__Task instructions__. Nothing outside the lines from the one containing "Write the Plotly code for this chart." down to the one containing "import plotly.graph_objects as go" belongs in the copy; print that span exactly, both ends included, with pictures removed.

·····

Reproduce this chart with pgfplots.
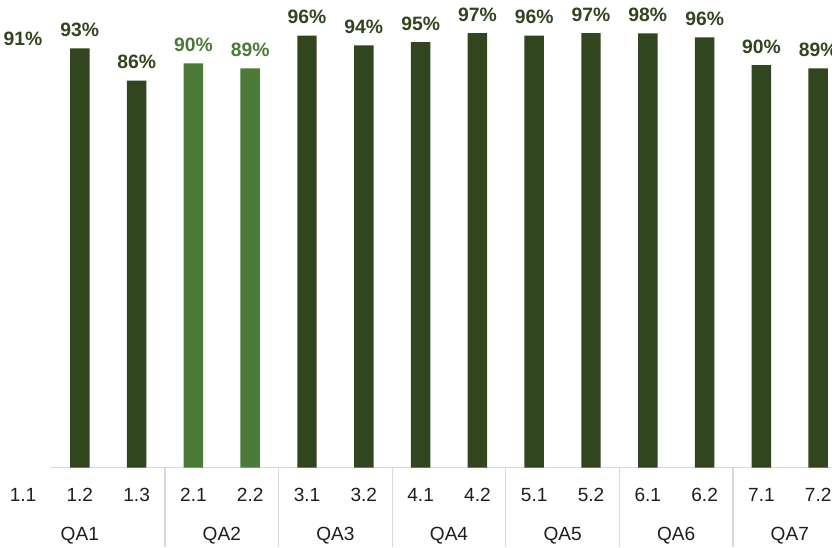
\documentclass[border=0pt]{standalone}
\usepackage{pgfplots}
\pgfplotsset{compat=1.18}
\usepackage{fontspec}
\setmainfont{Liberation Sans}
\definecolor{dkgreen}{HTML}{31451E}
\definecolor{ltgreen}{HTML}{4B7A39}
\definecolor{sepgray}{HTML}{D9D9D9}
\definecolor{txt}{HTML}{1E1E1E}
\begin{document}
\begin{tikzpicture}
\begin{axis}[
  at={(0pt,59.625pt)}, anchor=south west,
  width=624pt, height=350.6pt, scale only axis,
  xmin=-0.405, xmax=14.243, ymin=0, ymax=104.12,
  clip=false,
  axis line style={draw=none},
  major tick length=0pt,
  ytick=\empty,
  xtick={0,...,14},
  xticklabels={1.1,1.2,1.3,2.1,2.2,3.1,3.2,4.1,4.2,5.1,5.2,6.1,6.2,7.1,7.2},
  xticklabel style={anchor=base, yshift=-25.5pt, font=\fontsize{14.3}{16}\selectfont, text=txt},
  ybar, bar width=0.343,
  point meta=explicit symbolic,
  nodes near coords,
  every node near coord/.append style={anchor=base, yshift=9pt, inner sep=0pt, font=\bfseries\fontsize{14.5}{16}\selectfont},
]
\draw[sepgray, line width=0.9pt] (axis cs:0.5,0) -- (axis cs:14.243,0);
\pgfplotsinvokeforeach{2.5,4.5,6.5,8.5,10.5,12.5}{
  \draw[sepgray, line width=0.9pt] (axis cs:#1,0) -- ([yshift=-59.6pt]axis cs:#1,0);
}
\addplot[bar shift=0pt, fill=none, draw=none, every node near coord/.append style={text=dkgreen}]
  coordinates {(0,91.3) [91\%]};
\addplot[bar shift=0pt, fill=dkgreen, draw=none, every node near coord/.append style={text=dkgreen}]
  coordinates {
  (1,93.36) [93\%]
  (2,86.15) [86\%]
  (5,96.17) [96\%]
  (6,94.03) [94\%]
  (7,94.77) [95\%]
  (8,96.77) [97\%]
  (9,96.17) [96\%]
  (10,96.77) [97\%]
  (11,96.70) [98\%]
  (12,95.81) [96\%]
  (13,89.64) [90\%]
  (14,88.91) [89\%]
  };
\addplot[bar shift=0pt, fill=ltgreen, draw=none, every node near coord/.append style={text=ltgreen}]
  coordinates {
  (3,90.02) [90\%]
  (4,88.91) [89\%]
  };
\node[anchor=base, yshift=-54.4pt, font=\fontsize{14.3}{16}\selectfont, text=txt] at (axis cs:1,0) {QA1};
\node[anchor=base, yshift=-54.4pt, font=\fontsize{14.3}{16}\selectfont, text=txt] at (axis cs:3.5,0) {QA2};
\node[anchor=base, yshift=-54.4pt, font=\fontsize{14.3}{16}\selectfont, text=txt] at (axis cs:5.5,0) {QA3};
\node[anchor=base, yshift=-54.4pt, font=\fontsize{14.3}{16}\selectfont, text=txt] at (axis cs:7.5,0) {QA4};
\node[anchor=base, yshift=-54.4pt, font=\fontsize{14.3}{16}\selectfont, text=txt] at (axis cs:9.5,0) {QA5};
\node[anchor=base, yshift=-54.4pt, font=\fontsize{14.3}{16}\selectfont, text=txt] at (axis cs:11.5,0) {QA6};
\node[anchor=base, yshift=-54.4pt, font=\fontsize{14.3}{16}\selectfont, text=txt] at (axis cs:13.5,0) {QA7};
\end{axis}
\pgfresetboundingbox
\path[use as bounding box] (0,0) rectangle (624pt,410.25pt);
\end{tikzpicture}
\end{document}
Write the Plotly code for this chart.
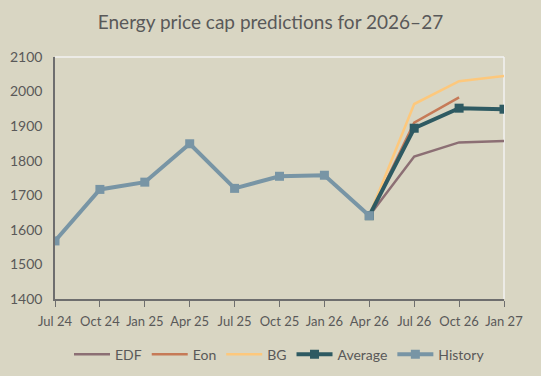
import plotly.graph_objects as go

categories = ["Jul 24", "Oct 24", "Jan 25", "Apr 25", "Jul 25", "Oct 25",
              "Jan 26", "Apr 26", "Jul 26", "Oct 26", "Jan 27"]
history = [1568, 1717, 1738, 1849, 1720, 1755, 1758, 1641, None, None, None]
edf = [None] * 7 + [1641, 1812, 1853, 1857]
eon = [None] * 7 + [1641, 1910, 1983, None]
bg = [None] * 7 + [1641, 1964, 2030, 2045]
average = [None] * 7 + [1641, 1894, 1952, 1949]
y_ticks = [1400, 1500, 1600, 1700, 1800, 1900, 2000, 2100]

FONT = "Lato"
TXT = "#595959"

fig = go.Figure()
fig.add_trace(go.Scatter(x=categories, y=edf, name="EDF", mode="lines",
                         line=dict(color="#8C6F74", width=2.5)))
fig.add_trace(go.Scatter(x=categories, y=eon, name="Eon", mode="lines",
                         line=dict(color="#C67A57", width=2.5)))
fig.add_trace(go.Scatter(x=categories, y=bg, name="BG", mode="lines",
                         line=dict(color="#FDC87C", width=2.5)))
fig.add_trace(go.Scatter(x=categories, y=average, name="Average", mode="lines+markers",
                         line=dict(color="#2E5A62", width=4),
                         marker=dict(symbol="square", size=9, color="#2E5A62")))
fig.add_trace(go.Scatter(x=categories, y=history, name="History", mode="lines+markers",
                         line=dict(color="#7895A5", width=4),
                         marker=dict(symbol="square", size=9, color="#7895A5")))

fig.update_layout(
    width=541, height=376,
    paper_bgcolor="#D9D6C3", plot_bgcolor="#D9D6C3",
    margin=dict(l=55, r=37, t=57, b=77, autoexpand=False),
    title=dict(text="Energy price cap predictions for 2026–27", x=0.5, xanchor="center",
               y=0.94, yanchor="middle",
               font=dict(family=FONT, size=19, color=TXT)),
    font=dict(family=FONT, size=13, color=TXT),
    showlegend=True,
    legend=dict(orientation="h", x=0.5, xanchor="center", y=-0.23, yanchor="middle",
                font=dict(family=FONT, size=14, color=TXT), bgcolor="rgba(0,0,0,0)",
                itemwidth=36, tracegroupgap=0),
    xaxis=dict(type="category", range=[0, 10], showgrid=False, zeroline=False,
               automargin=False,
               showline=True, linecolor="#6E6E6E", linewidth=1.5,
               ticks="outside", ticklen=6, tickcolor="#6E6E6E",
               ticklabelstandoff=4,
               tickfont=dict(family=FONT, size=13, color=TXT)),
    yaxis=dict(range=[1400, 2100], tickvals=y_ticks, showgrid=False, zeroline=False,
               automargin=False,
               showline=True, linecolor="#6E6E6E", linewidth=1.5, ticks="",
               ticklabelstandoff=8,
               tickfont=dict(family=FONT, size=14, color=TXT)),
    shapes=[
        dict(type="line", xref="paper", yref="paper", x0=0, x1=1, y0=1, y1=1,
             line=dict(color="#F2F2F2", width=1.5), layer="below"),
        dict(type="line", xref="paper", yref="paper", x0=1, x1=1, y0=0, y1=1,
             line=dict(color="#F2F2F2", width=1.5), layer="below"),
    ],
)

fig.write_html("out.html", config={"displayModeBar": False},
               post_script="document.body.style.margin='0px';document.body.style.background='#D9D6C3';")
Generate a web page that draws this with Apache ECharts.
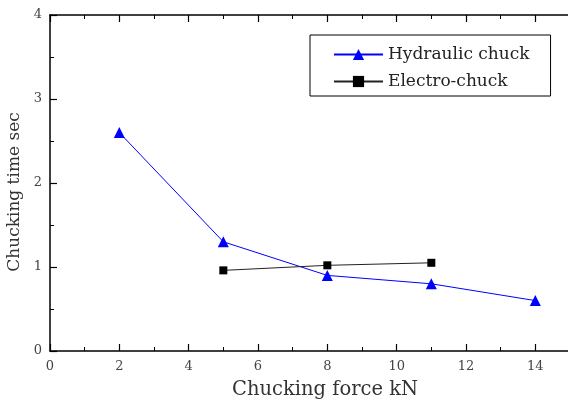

·····

__Output__.
Write the Plotly code for this chart.
import plotly.graph_objects as go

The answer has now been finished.